A cena da morte do Marquês corrobora quão forte é o desejo de escrever.  Privado da pena, e de qualquer instrumento porventura útil à escrita, o Marques utiliza as fezes para escrever seu último conto nas paredes da masmorra onde fora deixado. Dentre as palavras escritas na parede destaca-se: brazier que pode ser traduzido como braseiro, aquele que queima, perturba, exige reação.  Não encontramos visível princípio de controle interno no Marquês. Não há disciplina delimitante, o autor como foco de coerência e princípio de agrupamento de discurso, centra sua obra no tabu de então (inclusive contemporaneamente): a sexualidade e a expõe da maneira mais explícita possível desprezando doutrinas, ritos sagrados ou qualquer princípio de controle.

5. Considerações Finais

A pena nessa obra é a personagem silenciosa mais falante de todas, tendo um caráter simultaneamente leve e pesado para o Marques. Como instrumento de escrita é leve e deixa-o mais leve por poder escrever com ela seus contos; pesada por ser através dela que o Marques recebe a condenação, a pena de ficar recluso num manicômio, e posteriormente a pena de morte.
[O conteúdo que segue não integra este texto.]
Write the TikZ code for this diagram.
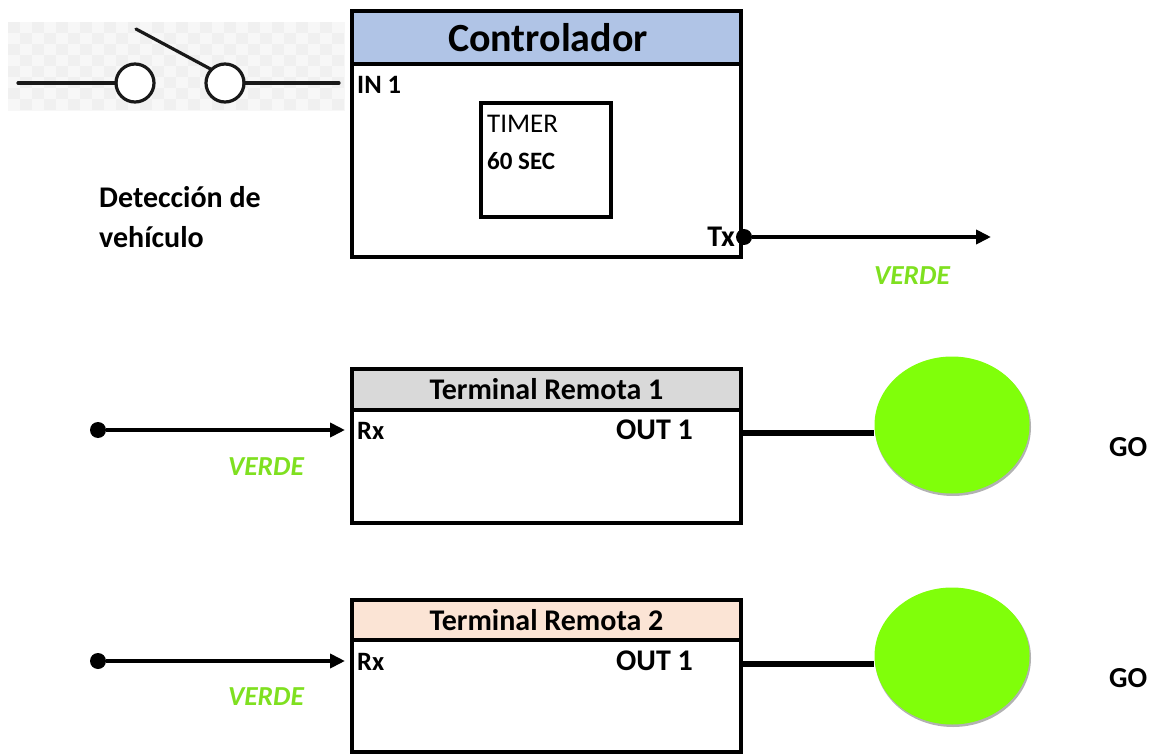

Face aos princípios de controle retomemos utilizados para dominar a proliferação dos discursos (Gregolin,2004. p. 97) , volto por fim, ao substantivo que intitula, em inglês, o filme: QUILLS. Tal termo o faria por mero acaso? Poderia outro substituí-lo com tamanha significância numa obra em que são mostrados tantos princípios de controle? QUILL, como traduzi na  introdução, remete-nos ao vôo livre das aves, e nessa quill o Marquês alça seus vôos, se liberta de todo e qualquer controle externo e não só ele.
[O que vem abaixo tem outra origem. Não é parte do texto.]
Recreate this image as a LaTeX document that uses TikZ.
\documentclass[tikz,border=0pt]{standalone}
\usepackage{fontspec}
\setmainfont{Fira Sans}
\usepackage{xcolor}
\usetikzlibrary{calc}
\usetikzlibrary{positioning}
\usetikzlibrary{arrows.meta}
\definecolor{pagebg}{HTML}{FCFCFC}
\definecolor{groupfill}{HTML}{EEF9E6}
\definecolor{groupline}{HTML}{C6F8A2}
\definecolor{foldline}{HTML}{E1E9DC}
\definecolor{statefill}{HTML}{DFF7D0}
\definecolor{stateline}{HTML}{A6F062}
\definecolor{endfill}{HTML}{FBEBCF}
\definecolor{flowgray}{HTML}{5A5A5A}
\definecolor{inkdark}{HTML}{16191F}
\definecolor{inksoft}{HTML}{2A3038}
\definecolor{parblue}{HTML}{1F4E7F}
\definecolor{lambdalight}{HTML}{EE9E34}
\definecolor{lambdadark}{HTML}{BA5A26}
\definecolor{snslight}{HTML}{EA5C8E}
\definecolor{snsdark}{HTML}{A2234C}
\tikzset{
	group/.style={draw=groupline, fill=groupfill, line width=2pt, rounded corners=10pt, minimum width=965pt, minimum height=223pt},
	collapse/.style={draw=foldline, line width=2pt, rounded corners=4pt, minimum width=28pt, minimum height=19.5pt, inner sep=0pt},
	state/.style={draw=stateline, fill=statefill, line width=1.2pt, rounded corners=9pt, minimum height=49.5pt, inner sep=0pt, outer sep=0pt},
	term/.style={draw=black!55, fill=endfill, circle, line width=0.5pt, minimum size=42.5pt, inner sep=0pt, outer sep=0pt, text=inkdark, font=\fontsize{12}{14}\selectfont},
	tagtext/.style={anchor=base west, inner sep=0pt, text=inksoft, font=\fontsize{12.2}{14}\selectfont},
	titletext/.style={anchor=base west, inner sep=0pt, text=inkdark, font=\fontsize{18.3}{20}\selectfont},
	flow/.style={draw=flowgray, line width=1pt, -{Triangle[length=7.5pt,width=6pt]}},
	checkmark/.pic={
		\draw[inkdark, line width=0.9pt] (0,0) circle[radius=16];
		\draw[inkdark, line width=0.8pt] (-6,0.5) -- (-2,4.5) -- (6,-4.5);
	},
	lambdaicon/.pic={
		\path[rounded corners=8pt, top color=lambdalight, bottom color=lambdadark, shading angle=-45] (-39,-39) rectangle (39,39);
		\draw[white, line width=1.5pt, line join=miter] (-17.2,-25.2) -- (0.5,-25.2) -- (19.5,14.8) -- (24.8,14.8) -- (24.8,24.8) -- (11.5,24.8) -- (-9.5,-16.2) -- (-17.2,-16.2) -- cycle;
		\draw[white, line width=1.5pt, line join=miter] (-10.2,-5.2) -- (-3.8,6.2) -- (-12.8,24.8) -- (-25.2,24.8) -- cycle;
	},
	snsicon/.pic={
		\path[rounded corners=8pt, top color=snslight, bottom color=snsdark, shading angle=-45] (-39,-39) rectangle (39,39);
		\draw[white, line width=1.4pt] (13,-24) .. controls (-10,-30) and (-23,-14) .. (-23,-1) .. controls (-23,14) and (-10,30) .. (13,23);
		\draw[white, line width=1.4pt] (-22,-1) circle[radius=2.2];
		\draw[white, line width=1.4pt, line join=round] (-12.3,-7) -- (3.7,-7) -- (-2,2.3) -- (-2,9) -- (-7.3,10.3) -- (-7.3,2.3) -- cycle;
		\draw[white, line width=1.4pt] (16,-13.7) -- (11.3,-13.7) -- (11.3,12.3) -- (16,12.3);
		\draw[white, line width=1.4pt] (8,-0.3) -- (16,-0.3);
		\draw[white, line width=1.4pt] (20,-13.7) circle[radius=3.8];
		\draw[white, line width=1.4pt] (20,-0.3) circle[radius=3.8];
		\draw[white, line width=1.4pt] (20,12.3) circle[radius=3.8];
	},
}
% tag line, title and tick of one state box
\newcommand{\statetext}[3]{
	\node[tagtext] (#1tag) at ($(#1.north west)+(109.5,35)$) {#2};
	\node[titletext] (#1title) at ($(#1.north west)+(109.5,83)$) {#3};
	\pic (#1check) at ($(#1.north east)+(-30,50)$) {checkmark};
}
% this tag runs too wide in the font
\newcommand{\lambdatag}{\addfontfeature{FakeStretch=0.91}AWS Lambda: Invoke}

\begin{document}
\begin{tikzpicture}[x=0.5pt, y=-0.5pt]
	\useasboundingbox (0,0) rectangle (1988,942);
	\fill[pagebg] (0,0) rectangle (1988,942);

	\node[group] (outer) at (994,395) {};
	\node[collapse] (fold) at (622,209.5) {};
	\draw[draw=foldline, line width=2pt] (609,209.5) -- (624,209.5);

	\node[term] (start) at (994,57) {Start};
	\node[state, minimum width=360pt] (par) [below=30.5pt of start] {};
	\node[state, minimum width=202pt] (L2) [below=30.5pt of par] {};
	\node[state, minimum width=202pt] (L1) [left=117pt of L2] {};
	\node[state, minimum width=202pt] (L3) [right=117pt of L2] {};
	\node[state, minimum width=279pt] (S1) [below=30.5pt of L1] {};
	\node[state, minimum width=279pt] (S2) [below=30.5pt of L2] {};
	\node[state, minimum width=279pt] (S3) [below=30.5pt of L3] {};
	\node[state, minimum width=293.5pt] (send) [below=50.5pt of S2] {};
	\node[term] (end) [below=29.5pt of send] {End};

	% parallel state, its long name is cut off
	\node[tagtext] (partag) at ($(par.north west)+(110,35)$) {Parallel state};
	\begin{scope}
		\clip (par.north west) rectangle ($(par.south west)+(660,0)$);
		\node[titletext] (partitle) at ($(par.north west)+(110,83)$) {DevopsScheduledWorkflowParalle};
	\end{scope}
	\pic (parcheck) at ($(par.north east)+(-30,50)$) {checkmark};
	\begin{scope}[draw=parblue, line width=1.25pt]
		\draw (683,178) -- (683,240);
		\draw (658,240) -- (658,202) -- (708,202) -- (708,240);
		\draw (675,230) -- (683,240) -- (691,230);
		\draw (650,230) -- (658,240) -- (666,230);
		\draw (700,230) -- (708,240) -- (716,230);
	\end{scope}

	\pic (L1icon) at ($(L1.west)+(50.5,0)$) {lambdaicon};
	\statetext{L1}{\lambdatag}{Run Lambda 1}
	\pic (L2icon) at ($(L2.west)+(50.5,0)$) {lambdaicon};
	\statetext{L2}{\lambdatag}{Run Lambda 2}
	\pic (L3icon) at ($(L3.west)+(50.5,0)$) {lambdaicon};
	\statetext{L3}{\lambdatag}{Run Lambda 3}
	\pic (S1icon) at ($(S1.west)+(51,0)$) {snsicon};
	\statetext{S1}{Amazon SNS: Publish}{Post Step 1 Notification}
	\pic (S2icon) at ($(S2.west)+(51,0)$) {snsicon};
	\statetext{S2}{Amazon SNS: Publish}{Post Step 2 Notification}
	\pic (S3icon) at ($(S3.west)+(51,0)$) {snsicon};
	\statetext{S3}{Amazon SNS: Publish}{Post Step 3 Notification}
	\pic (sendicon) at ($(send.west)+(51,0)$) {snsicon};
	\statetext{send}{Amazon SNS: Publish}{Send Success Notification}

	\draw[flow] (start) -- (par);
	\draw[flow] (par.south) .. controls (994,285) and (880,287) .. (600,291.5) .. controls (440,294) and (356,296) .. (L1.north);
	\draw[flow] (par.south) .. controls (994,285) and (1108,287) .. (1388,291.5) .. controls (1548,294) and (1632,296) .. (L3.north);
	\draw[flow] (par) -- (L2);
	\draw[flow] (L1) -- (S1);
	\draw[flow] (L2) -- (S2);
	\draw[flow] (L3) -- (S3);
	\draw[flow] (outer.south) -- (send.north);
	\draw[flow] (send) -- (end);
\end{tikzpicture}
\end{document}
O personagem Abbe Coulmier, o abade, durante todo o filme é um dos cerceadores do discurso, termina por encontrar nelas (as quills) a verdadeira liberdade. O ex-diretor do manicômio, um religioso, acostumado a disciplinar seu corpo, negando-o muitos dos prazeres terrenos, surge por trás de uma das portas de ferro, numa das celas, totalmente transformado, cabelos soltos, desalinhado. Tal cena deixa claro, pela imagem do abade o que acontecera com ele. Fora libertado. O cabelo sempre alinhado anteriormente aparece solto, livre de qualquer instrumento cerceador de suas ondulações, assim como a alma do abade. A insistente repetição do discurso do Marquês, que ele até estimava, resulta por transformá-lo; nas palavras do mesmo para se conhecer a virtude é necessário conhecer o vício. O que, porém, não o leva a simplesmente repetir-se como um segundo Marquês. Ele produz um discurso diferente, porém, com a mesma sede de fluir. O padre acaba por encontrar a libertação das hipocrisias sociais nas quills e como acrescenta o narrador no fundo de um tinteiro, par indispensável às penas.